Okay, das Intro geht zu Ende und ich will loslegen, da kommt der erste kleine Dämpfer: Das eigentliche Spiel ist bis auf wenige Zwischenszenen nicht synchronisiert. Das bremst zunächst natürlich ein wenig den Spielspass; kann mich, der schon so manche olle Kamelle gespielt hat, die geschrieben wurde, als es Sprachausgabe noch gar nicht gab, natürlich nicht wirklich abhalten. Und dann kommt auch schon die nächste Überraschung gleich hinterher: Denn ich spreche den ersten Charakter an, doch anstelle eines automatischen oder per Mausklick selektierbaren Dialogs muss man wie bei ganz alten Spielen Wörter eingeben! Prima, denn so ein Adventure mit Texteingabe habe ich bisher nur ansatzweise mal gespielt. Mist nur, dass ich darauf nicht vorbereitet war. Was soll ich den ersten Charakter denn jetzt fragen? Und wie waren die Namen, die im Vorspann fielen noch einmal? Es bietet sich also an, sich Namen bzw. wichtige Punkte gut zu merken oder besser noch zu notieren, damit man diese dann hinterher auch korrekt eingeben kann. Denn die richtige Schreibweise so mancher Fantasienamen wie Rabokk oder Ugeltz ist am Anfang nicht gerade einfach zu merken.

Die Kommunikation basiert dabei auf einem sehr einfachem System. Das Programm versteht keine ganzen Sätze. Es basiert auf einer Art Wortbaukastensystem wie bei alten Legend- oder Sierraspielen. Damit die Kommunikation stimmt, braucht man nur ein einzelnes Wort wie etwa „Geltz" einzugeben, damit der Dialogpartner freimütig drauf losplaudert - genauer gesagt eine Antwort in Form von geschriebenen Worten von sich gibt.

Das Programm versteht etwa 1000 Worte. Das hört sich zunächst mal nach viel an, aber in der Praxis ist das dann gar nicht mehr so viel. So kennt z.B. der Sklavenhändler auf dem Markt die Worte „Kaufen" und „Handeln" nicht.

Das aber nur am Rande und soll auch nicht als Kritik aufgefasst werden. Denn erstens war es bestimmt eine Heidenarbeit, die ganzen Worte einzuprogrammieren, zweitens reicht der Wortschatz ja auch aus und drittens ist es eines der wenigen Adventures, die überhaupt mal wieder mit Texteingabe arbeiten. Und die Mühe lohnt sich, denn ich freue mich immer, wenn „neue" Ideen für ein wenig Abwechslung sorgen.
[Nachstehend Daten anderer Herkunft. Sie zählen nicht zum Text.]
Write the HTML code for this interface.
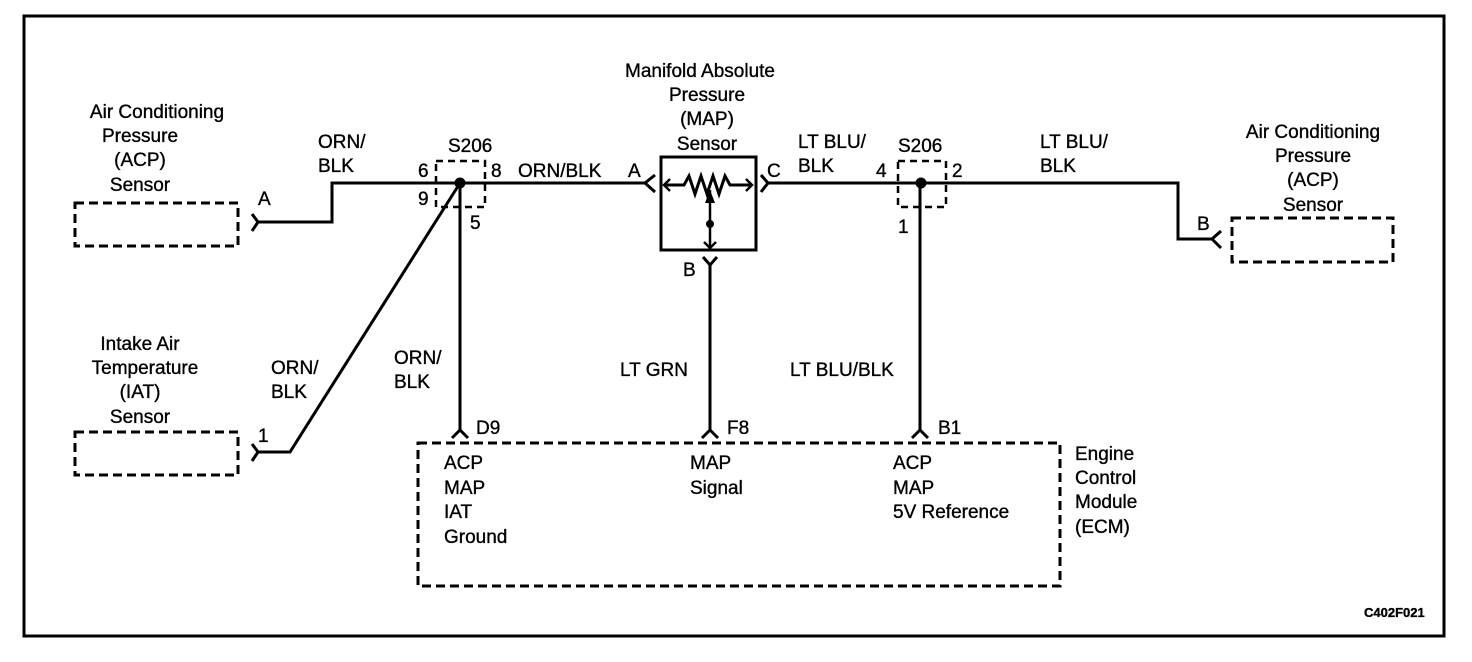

Ansonsten gibt es auch in A Second Face klassische Rätsel, man muß also Objekte entweder vor Ort benutzen oder einsacken und an der richtigen Stelle anwenden. An einer speziellen Stelle muss man etwas flotter agieren, wenn man ein Objekt unbemerkt austauschen will, während sich das Gegenüber gerade wegdreht. Recht nervig ist das „Schlussrätsel", eine Art Labyrinth, bei dem man nur durch beharrliches Ausprobieren der Schalter weiterkommt.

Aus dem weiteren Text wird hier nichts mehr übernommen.